PROBLEM DETAILS
Skip the pictures and quote all of the lines exactly.

RAW DATA
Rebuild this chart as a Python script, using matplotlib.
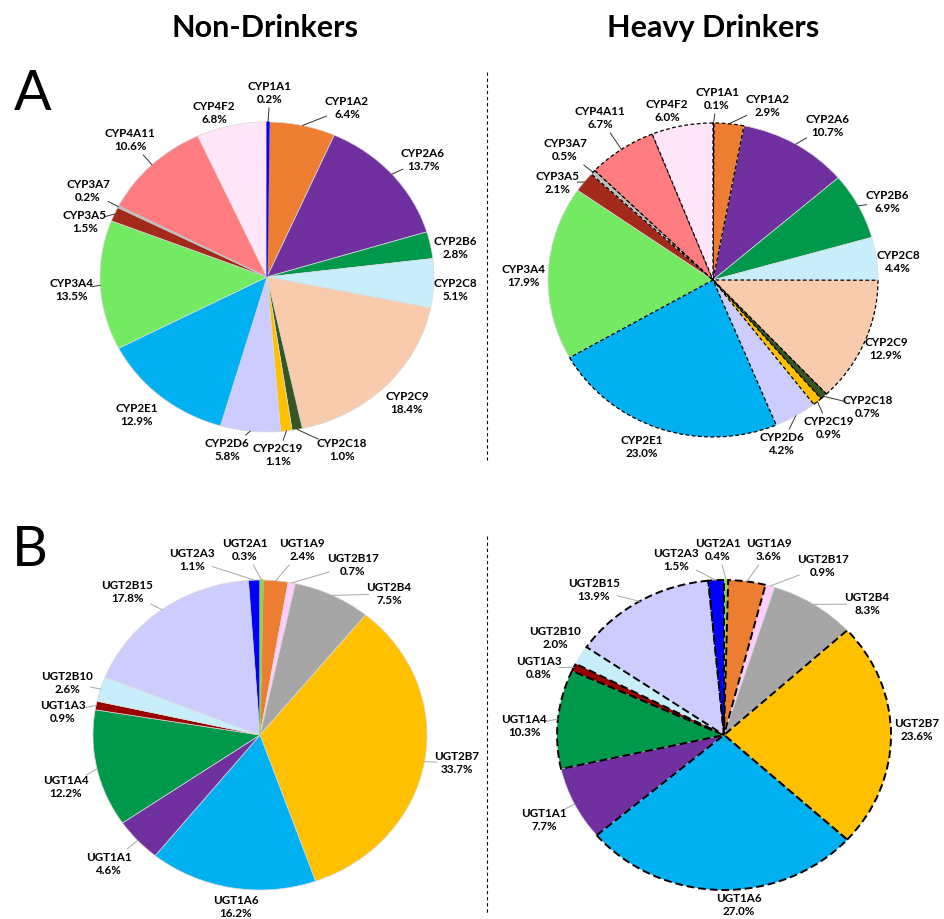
import numpy as np
import matplotlib.pyplot as plt
from matplotlib.lines import Line2D

W, H = 945, 919
plt.rcParams['font.family'] = ['Lato', 'DejaVu Sans']

# CYP450 isoforms, share of total (%)
cyp_names = ['CYP1A1', 'CYP1A2', 'CYP2A6', 'CYP2B6', 'CYP2C8', 'CYP2C9', 'CYP2C18',
             'CYP2C19', 'CYP2D6', 'CYP2E1', 'CYP3A4', 'CYP3A5', 'CYP3A7', 'CYP4A11', 'CYP4F2']
cyp_non = [0.2, 6.4, 13.7, 2.8, 5.1, 18.4, 1.0, 1.1, 5.8, 12.9, 13.5, 1.5, 0.2, 10.6, 6.8]
cyp_heavy = [0.1, 2.9, 10.7, 6.9, 4.4, 12.9, 0.7, 0.9, 4.2, 23.0, 17.9, 2.1, 0.5, 6.7, 6.0]
cyp_colors = ['#0000FF', '#ED7D31', '#7030A0', '#00984A', '#C9EEFB', '#F8CBAD', '#375623',
              '#FFC000', '#CCCCFF', '#00B0F0', '#73EA62', '#A3291A', '#BFBFBF', '#FF7C80', '#FFE5F9']
cyp_changed = ['CYP1A1', 'CYP1A2', 'CYP2C9', 'CYP2C18', 'CYP2C19', 'CYP2E1',
               'CYP3A7', 'CYP4A11', 'CYP4F2']

# UGT isoforms, share of total (%)
ugt_names = ['UGT2A1', 'UGT1A9', 'UGT2B17', 'UGT2B4', 'UGT2B7', 'UGT1A6', 'UGT1A1',
             'UGT1A4', 'UGT1A3', 'UGT2B10', 'UGT2B15', 'UGT2A3']
ugt_non = [0.3, 2.4, 0.7, 7.5, 33.7, 16.2, 4.6, 12.2, 0.9, 2.6, 17.8, 1.1]
ugt_heavy = [0.4, 3.6, 0.9, 8.3, 23.6, 27.0, 7.7, 10.3, 0.8, 2.0, 13.9, 1.5]
ugt_colors = ['#92D050', '#ED7D31', '#FFCCFF', '#A6A6A6', '#FFC000', '#00B0F0', '#7030A0',
              '#00984A', '#990000', '#C9EEFB', '#CCCCFF', '#0000FF']
ugt_changed = ['UGT2A3', 'UGT1A9', 'UGT2B7', 'UGT1A6', 'UGT1A4', 'UGT1A3', 'UGT2B15']

# label centres (pixels) for each pie
lab_cyp_non = [(270, 93), (347, 108), (423, 160), (455, 248), (455, 290), (407, 403),
               (342, 450), (278, 455), (227, 450), (137, 415), (72, 290), (85, 222),
               (88, 191), (130, 140), (214, 113)]
lab_cyp_heavy = [(717, 99), (767, 106), (827, 126), (887, 202), (898, 262), (886, 349),
                 (868, 407), (829, 428), (782, 444), (642, 447), (523, 276), (557, 183),
                 (565, 150), (600, 118), (667, 111)]
lab_ugt_non = [(245, 550), (302, 550), (353, 565), (389, 594), (457, 763), (236, 907),
               (109, 864), (66, 787), (63, 712), (67, 683), (127, 592), (192, 560)]
lab_ugt_heavy = [(718, 550), (769, 550), (823, 566), (867, 604), (917, 730), (739, 905),
                 (544, 820), (524, 726), (539, 668), (555, 638), (594, 590), (676, 560)]

fig = plt.figure(figsize=(W / 100, H / 100), dpi=100)


def draw_pie(cx, cy, rx, ry, names, values, colors, labpos, changed, leader_color, dash):
    ax = fig.add_axes([(cx - rx) / W, (H - cy - ry) / H, 2 * rx / W, 2 * ry / H])
    wedges, _ = ax.pie(values, colors=colors, startangle=90, counterclock=False,
                       radius=1.0, wedgeprops=dict(edgecolor='#D9D9D9', linewidth=0.5))
    for w, n, v, c in zip(wedges, names, values, colors):
        if n in changed:
            w.set_edgecolor('black')
            w.set_linestyle(dash[0])
            w.set_linewidth(dash[1])
            w.set_zorder(3)
        elif v < 0.5:
            # keep hairline slices visible in their own colour
            w.set_edgecolor(c)
            w.set_linewidth(0.8)
            w.set_zorder(2)
    ax.set_aspect('auto')
    ax.set_xlim(-1, 1)
    ax.set_ylim(-1, 1)
    for w, n, v, (px, py) in zip(wedges, names, values, labpos):
        tx, ty = (px - cx) / rx, (cy - py) / ry
        ax.text(tx, ty, f'{n}\n{v:.1f}%', ha='center', va='center', fontsize=8.4,
                fontweight='bold', linespacing=1.3, clip_on=False, zorder=5)
        # leader from wedge edge to label box
        th = np.deg2rad((w.theta1 + w.theta2) / 2)
        ax_px, ay_px = cx + rx * np.cos(th), cy - ry * np.sin(th)
        dx, dy = ax_px - px, ay_px - py
        hw, hh = 3.4 * len(n), 15
        t = min(hw / abs(dx) if dx else np.inf, hh / abs(dy) if dy else np.inf)
        if t >= 1:
            continue
        ex, ey = px + t * dx, py + t * dy
        if np.hypot(ax_px - ex, ay_px - ey) < 6:
            continue
        ax.plot([np.cos(th), (ex - cx) / rx], [np.sin(th), (cy - ey) / ry],
                color=leader_color, lw=0.7, clip_on=False, zorder=4)
    return ax


draw_pie(267, 277, 167, 155, cyp_names, cyp_non, cyp_colors, lab_cyp_non, [],
         '#333333', ((0, (3, 2)), 0.9))
draw_pie(713, 280, 165, 157, cyp_names, cyp_heavy, cyp_colors, lab_cyp_heavy, cyp_changed,
         '#333333', ((0, (3, 2)), 0.9))
draw_pie(260, 735, 167, 155, ugt_names, ugt_non, ugt_colors, lab_ugt_non, [],
         '#A6A6A6', ((0, (4, 2)), 1.4))
draw_pie(724, 735, 167, 155, ugt_names, ugt_heavy, ugt_colors, lab_ugt_heavy, ugt_changed,
         '#A6A6A6', ((0, (4, 2)), 1.4))

# column titles and panel letters
fig.text(265 / W, 1 - 28 / H, 'Non-Drinkers', ha='center', va='center',
         fontsize=22, fontweight='bold')
fig.text(713 / W, 1 - 28 / H, 'Heavy Drinkers', ha='center', va='center',
         fontsize=22, fontweight='bold')
fig.text(33 / W, 1 - 94 / H, 'A', ha='center', va='center', fontsize=40)
fig.text(30 / W, 1 - 550 / H, 'B', ha='center', va='center', fontsize=40)

# dashed separators between the columns
for y0, y1 in [(72, 460), (536, 915)]:
    fig.add_artist(Line2D([487 / W, 487 / W], [1 - y0 / H, 1 - y1 / H], color='black',
                          lw=0.8, linestyle=(0, (3, 2.5))))

fig.savefig('out.png', dpi=100)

TASK RESULT
Rebuild this chart as a Python script, using matplotlib.
import numpy as np
import matplotlib.pyplot as plt
from matplotlib.lines import Line2D

W, H = 945, 919
plt.rcParams['font.family'] = ['Lato', 'DejaVu Sans']

# CYP450 isoforms, share of total (%)
cyp_names = ['CYP1A1', 'CYP1A2', 'CYP2A6', 'CYP2B6', 'CYP2C8', 'CYP2C9', 'CYP2C18',
             'CYP2C19', 'CYP2D6', 'CYP2E1', 'CYP3A4', 'CYP3A5', 'CYP3A7', 'CYP4A11', 'CYP4F2']
cyp_non = [0.2, 6.4, 13.7, 2.8, 5.1, 18.4, 1.0, 1.1, 5.8, 12.9, 13.5, 1.5, 0.2, 10.6, 6.8]
cyp_heavy = [0.1, 2.9, 10.7, 6.9, 4.4, 12.9, 0.7, 0.9, 4.2, 23.0, 17.9, 2.1, 0.5, 6.7, 6.0]
cyp_colors = ['#0000FF', '#ED7D31', '#7030A0', '#00984A', '#C9EEFB', '#F8CBAD', '#375623',
              '#FFC000', '#CCCCFF', '#00B0F0', '#73EA62', '#A3291A', '#BFBFBF', '#FF7C80', '#FFE5F9']
cyp_changed = ['CYP1A1', 'CYP1A2', 'CYP2C9', 'CYP2C18', 'CYP2C19', 'CYP2E1',
               'CYP3A7', 'CYP4A11', 'CYP4F2']

# UGT isoforms, share of total (%)
ugt_names = ['UGT2A1', 'UGT1A9', 'UGT2B17', 'UGT2B4', 'UGT2B7', 'UGT1A6', 'UGT1A1',
             'UGT1A4', 'UGT1A3', 'UGT2B10', 'UGT2B15', 'UGT2A3']
ugt_non = [0.3, 2.4, 0.7, 7.5, 33.7, 16.2, 4.6, 12.2, 0.9, 2.6, 17.8, 1.1]
ugt_heavy = [0.4, 3.6, 0.9, 8.3, 23.6, 27.0, 7.7, 10.3, 0.8, 2.0, 13.9, 1.5]
ugt_colors = ['#92D050', '#ED7D31', '#FFCCFF', '#A6A6A6', '#FFC000', '#00B0F0', '#7030A0',
              '#00984A', '#990000', '#C9EEFB', '#CCCCFF', '#0000FF']
ugt_changed = ['UGT2A3', 'UGT1A9', 'UGT2B7', 'UGT1A6', 'UGT1A4', 'UGT1A3', 'UGT2B15']

# label centres (pixels) for each pie
lab_cyp_non = [(270, 93), (347, 108), (423, 160), (455, 248), (455, 290), (407, 403),
               (342, 450), (278, 455), (227, 450), (137, 415), (72, 290), (85, 222),
               (88, 191), (130, 140), (214, 113)]
lab_cyp_heavy = [(717, 99), (767, 106), (827, 126), (887, 202), (898, 262), (886, 349),
                 (868, 407), (829, 428), (782, 444), (642, 447), (523, 276), (557, 183),
                 (565, 150), (600, 118), (667, 111)]
lab_ugt_non = [(245, 550), (302, 550), (353, 565), (389, 594), (457, 763), (236, 907),
               (109, 864), (66, 787), (63, 712), (67, 683), (127, 592), (192, 560)]
lab_ugt_heavy = [(718, 550), (769, 550), (823, 566), (867, 604), (917, 730), (739, 905),
                 (544, 820), (524, 726), (539, 668), (555, 638), (594, 590), (676, 560)]

fig = plt.figure(figsize=(W / 100, H / 100), dpi=100)


def draw_pie(cx, cy, rx, ry, names, values, colors, labpos, changed, leader_color, dash):
    ax = fig.add_axes([(cx - rx) / W, (H - cy - ry) / H, 2 * rx / W, 2 * ry / H])
    wedges, _ = ax.pie(values, colors=colors, startangle=90, counterclock=False,
                       radius=1.0, wedgeprops=dict(edgecolor='#D9D9D9', linewidth=0.5))
    for w, n, v, c in zip(wedges, names, values, colors):
        if n in changed:
            w.set_edgecolor('black')
            w.set_linestyle(dash[0])
            w.set_linewidth(dash[1])
            w.set_zorder(3)
        elif v < 0.5:
            # keep hairline slices visible in their own colour
            w.set_edgecolor(c)
            w.set_linewidth(0.8)
            w.set_zorder(2)
    ax.set_aspect('auto')
    ax.set_xlim(-1, 1)
    ax.set_ylim(-1, 1)
    for w, n, v, (px, py) in zip(wedges, names, values, labpos):
        tx, ty = (px - cx) / rx, (cy - py) / ry
        ax.text(tx, ty, f'{n}\n{v:.1f}%', ha='center', va='center', fontsize=8.4,
                fontweight='bold', linespacing=1.3, clip_on=False, zorder=5)
        # leader from wedge edge to label box
        th = np.deg2rad((w.theta1 + w.theta2) / 2)
        ax_px, ay_px = cx + rx * np.cos(th), cy - ry * np.sin(th)
        dx, dy = ax_px - px, ay_px - py
        hw, hh = 3.4 * len(n), 15
        t = min(hw / abs(dx) if dx else np.inf, hh / abs(dy) if dy else np.inf)
        if t >= 1:
            continue
        ex, ey = px + t * dx, py + t * dy
        if np.hypot(ax_px - ex, ay_px - ey) < 6:
            continue
        ax.plot([np.cos(th), (ex - cx) / rx], [np.sin(th), (cy - ey) / ry],
                color=leader_color, lw=0.7, clip_on=False, zorder=4)
    return ax


draw_pie(267, 277, 167, 155, cyp_names, cyp_non, cyp_colors, lab_cyp_non, [],
         '#333333', ((0, (3, 2)), 0.9))
draw_pie(713, 280, 165, 157, cyp_names, cyp_heavy, cyp_colors, lab_cyp_heavy, cyp_changed,
         '#333333', ((0, (3, 2)), 0.9))
draw_pie(260, 735, 167, 155, ugt_names, ugt_non, ugt_colors, lab_ugt_non, [],
         '#A6A6A6', ((0, (4, 2)), 1.4))
draw_pie(724, 735, 167, 155, ugt_names, ugt_heavy, ugt_colors, lab_ugt_heavy, ugt_changed,
         '#A6A6A6', ((0, (4, 2)), 1.4))

# column titles and panel letters
fig.text(265 / W, 1 - 28 / H, 'Non-Drinkers', ha='center', va='center',
         fontsize=22, fontweight='bold')
fig.text(713 / W, 1 - 28 / H, 'Heavy Drinkers', ha='center', va='center',
         fontsize=22, fontweight='bold')
fig.text(33 / W, 1 - 94 / H, 'A', ha='center', va='center', fontsize=40)
fig.text(30 / W, 1 - 550 / H, 'B', ha='center', va='center', fontsize=40)

# dashed separators between the columns
for y0, y1 in [(72, 460), (536, 915)]:
    fig.add_artist(Line2D([487 / W, 487 / W], [1 - y0 / H, 1 - y1 / H], color='black',
                          lw=0.8, linestyle=(0, (3, 2.5))))

fig.savefig('out.png', dpi=100)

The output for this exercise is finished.